Work out how many lines in the data hold the word "this", and reply with that number only.

(The records)

Start

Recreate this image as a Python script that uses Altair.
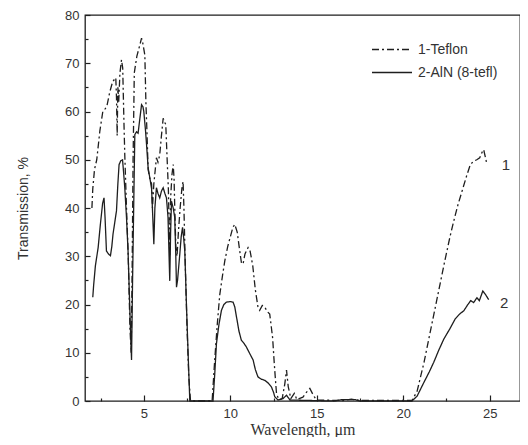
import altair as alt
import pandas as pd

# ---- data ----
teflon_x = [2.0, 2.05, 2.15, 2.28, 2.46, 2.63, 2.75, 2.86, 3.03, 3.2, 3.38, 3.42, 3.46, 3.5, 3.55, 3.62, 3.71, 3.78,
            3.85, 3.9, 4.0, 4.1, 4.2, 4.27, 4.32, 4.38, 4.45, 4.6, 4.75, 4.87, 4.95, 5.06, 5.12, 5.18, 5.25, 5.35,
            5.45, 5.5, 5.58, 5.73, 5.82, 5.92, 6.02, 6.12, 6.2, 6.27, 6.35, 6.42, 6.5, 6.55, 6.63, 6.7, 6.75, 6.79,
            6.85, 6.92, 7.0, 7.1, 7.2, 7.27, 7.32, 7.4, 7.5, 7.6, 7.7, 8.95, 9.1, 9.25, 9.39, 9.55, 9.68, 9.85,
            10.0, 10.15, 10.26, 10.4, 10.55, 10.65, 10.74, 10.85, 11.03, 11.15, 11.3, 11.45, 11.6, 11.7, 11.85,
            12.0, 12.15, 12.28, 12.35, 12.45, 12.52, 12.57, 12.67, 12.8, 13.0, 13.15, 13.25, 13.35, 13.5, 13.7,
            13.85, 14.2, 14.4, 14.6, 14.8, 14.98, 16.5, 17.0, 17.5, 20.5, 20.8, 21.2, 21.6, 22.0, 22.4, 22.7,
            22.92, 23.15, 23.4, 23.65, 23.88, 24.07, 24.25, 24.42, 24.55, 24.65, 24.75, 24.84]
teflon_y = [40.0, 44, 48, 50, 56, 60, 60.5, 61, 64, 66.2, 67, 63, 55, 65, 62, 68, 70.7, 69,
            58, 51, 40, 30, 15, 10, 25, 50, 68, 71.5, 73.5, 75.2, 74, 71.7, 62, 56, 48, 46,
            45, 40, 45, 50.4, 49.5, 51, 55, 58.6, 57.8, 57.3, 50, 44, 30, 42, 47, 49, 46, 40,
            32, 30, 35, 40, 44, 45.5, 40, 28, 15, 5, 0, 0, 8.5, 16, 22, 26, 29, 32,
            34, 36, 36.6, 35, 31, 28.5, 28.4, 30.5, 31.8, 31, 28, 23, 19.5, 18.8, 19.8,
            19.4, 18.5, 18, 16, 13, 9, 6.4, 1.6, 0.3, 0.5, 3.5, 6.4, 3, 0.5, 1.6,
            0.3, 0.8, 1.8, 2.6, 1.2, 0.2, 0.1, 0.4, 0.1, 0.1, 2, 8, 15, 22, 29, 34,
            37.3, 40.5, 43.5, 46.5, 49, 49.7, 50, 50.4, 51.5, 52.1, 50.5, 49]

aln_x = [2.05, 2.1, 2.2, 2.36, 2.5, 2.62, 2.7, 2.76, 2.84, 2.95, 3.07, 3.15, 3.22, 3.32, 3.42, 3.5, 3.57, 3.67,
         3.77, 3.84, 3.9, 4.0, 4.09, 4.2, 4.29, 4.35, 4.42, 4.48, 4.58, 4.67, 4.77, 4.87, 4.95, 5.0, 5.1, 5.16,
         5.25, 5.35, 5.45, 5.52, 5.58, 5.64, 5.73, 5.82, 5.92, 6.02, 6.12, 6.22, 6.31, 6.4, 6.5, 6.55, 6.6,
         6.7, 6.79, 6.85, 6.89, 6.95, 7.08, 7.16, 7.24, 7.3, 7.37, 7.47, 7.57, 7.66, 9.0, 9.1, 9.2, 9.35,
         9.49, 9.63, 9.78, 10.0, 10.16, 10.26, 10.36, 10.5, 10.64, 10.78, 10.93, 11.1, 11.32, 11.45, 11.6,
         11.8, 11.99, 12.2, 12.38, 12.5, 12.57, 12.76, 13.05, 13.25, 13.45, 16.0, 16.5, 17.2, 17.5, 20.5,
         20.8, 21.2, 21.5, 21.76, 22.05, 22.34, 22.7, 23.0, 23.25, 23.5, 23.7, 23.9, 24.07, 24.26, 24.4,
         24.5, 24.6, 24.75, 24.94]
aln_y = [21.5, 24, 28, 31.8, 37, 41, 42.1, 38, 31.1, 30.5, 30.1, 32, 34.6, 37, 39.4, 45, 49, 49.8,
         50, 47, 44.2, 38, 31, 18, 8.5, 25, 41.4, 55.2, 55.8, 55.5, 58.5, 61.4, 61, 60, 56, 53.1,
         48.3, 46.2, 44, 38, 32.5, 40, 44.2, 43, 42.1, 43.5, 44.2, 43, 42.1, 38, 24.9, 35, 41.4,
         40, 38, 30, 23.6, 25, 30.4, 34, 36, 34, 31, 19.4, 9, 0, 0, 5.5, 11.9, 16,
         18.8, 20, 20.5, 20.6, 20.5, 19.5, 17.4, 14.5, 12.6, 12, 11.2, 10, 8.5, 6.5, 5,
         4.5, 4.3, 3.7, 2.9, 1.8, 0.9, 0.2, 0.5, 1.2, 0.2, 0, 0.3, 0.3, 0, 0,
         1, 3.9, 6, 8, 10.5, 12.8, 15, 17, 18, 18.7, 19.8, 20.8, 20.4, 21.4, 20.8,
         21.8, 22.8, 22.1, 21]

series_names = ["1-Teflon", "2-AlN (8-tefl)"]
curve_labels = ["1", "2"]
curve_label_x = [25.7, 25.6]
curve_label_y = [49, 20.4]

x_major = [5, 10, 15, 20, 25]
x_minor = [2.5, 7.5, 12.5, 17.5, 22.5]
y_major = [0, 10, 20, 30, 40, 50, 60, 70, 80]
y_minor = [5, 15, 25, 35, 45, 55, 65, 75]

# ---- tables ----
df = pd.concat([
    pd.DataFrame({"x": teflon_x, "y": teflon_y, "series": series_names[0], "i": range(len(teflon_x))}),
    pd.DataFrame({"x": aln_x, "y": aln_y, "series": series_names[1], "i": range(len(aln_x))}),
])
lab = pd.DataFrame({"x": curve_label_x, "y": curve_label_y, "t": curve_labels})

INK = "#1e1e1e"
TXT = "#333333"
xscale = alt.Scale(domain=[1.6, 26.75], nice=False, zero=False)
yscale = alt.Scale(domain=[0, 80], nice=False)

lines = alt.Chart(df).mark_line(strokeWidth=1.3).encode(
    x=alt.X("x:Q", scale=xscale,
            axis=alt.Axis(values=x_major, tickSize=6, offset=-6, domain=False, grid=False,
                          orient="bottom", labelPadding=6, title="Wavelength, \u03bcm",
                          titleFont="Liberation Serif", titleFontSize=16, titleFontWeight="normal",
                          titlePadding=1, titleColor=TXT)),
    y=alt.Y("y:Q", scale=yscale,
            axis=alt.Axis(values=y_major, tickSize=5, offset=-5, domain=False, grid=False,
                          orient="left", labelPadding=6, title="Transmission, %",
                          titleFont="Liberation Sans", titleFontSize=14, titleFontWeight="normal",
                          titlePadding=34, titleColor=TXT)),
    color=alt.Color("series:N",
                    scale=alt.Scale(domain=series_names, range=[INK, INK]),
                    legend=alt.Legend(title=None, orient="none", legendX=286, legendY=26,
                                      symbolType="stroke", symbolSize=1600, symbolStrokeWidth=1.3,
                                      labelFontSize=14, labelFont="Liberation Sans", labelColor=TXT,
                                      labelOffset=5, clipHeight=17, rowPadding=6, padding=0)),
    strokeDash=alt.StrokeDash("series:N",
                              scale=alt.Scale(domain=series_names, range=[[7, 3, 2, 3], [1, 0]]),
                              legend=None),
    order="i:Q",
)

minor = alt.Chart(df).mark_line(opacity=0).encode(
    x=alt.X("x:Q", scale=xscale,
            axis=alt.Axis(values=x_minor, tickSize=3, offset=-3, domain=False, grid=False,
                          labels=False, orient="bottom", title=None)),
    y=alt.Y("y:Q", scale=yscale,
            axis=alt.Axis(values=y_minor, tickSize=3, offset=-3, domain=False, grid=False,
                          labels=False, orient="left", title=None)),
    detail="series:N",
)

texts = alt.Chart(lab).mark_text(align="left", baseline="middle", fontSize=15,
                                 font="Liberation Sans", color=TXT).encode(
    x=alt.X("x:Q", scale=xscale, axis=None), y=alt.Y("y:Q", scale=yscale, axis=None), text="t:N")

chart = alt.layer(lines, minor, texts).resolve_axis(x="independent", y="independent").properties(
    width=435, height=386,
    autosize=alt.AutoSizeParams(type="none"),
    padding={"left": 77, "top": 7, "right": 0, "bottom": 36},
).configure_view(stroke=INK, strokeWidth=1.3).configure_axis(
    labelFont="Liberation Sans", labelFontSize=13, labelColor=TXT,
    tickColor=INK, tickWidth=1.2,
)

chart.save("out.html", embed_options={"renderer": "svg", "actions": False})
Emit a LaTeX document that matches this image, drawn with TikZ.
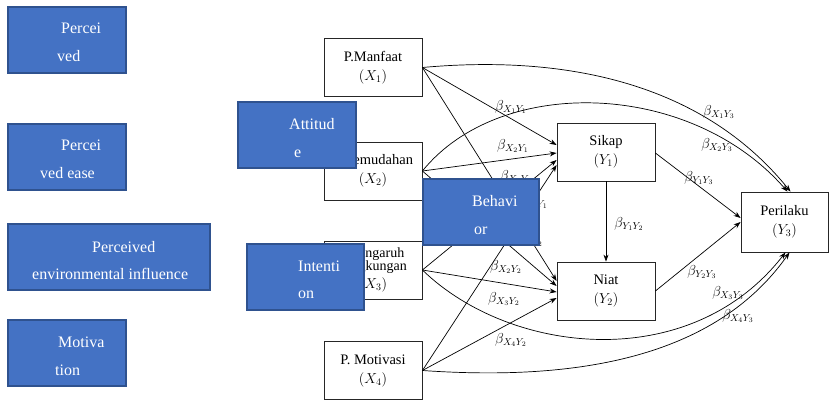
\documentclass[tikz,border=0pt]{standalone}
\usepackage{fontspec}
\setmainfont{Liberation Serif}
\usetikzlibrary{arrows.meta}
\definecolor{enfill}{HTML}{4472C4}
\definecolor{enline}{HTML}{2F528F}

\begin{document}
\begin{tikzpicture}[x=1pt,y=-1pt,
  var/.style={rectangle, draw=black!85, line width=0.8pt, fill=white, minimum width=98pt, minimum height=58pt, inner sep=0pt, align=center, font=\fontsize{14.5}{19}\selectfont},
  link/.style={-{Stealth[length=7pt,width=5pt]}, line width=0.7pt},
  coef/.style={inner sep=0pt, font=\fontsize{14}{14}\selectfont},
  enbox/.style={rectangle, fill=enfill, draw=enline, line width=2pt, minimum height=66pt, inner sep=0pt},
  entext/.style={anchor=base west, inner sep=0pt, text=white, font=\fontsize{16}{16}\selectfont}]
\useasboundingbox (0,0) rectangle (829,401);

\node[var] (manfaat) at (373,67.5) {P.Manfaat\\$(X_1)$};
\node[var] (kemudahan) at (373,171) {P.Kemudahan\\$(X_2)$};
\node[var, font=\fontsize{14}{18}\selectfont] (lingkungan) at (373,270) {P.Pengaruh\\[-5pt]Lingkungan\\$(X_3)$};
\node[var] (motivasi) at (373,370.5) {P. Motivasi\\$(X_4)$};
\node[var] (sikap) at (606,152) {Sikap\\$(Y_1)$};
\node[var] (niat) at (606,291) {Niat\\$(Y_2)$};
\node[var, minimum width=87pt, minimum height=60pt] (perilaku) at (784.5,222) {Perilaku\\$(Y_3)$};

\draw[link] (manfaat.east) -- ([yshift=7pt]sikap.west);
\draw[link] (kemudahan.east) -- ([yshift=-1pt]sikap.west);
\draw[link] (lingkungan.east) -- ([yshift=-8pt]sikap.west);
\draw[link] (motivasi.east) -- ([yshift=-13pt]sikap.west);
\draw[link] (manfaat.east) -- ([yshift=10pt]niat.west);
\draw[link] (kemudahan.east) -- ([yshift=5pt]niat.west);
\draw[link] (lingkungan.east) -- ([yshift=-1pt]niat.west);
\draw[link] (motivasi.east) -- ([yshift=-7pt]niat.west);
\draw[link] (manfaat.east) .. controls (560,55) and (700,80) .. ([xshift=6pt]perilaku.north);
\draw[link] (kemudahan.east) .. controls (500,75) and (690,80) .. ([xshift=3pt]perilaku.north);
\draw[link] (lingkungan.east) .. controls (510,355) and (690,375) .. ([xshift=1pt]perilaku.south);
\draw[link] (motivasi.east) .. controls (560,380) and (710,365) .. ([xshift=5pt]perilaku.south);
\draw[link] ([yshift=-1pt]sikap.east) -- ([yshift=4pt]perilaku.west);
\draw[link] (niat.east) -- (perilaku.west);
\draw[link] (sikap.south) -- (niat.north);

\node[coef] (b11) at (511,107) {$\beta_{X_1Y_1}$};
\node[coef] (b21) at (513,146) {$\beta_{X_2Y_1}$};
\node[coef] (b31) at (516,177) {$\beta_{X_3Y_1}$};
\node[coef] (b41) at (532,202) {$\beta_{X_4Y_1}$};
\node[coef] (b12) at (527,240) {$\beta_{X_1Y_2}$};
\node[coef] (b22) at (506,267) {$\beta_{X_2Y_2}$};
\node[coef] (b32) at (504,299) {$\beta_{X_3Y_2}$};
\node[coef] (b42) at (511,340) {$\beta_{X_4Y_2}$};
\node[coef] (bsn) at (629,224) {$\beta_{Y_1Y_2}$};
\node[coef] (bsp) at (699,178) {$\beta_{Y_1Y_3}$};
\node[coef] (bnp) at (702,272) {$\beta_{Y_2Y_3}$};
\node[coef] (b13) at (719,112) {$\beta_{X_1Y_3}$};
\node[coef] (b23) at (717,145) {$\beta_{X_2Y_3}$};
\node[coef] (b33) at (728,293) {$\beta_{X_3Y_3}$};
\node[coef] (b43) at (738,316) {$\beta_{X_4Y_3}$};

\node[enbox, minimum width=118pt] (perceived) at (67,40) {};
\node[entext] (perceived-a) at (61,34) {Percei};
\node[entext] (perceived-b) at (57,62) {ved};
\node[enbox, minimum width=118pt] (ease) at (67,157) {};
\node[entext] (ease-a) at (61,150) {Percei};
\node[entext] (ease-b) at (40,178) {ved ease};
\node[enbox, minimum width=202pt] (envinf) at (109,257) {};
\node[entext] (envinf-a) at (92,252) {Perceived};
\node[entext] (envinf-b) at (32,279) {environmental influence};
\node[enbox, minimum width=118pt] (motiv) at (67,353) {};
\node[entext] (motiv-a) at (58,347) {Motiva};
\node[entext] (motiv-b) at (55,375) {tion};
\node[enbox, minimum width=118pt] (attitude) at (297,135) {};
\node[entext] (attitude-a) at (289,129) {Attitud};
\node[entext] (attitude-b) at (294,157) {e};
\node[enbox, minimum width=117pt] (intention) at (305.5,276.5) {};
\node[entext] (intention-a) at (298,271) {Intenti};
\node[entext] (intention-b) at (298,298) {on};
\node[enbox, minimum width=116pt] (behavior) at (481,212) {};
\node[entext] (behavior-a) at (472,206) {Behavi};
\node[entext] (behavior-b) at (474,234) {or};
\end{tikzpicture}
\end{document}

End

(Final result)
2